Sir Keir apologised while DPP in 2013 for the Crown Prosecution Service having failed to bring Savile to justice four years earlier.
But there is no evidence that Sir Keir had any personal role in the failure to prosecute the man who was one of Britain’s most egregious sex offenders before his death in 2011.
The Labour leader has accused Johnson of “parroting the conspiracy theories of violent fascists to try to score cheap political points”.
Johnson’s retreat came despite numerous Cabinet ministers being sent out to defend the remarks.
There were questions over whether Dougie Smith, who is Mirza’s husband, will also quit as an aide to No 10.
Earlier in the day, Sunak insisted the prospect of a leadership contest remained a “hypothetical situation” and the Prime Minister had his full support.
But, seen as a likely frontrunner, he acknowledged in a BBC interview that some Conservative MPs would like to see him replace Johnson in No 10.
“Well, that’s very kind of them to suggest that, but what I think people want from me is to focus on my job,” he said.

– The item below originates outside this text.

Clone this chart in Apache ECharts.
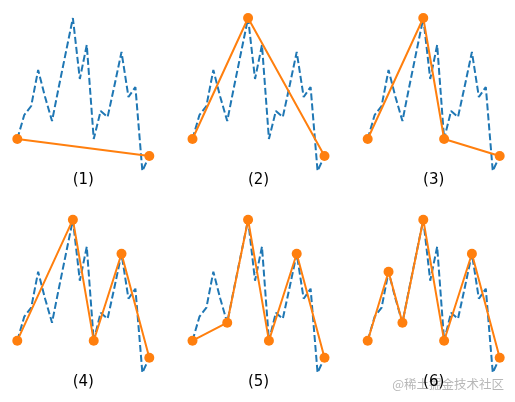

“I know a few of my colleagues have said that and they’ll have their reasons for doing that, but I don’t think that’s the situation we’re in.
“The Prime Minister has my full support. And what people want from me is to be getting on with my job, which is what I’m doing.”
Three more Tory MPs disclosed publicly on Wednesday that they had submitted letters calling for a vote of no confidence in the Prime Minister.
Others are thought to be waiting for the publication of the Gray inquiry, which has been delayed due to the ongoing Metropolitan Police investigation into 12 gatherings over the course of 2020 and 2021.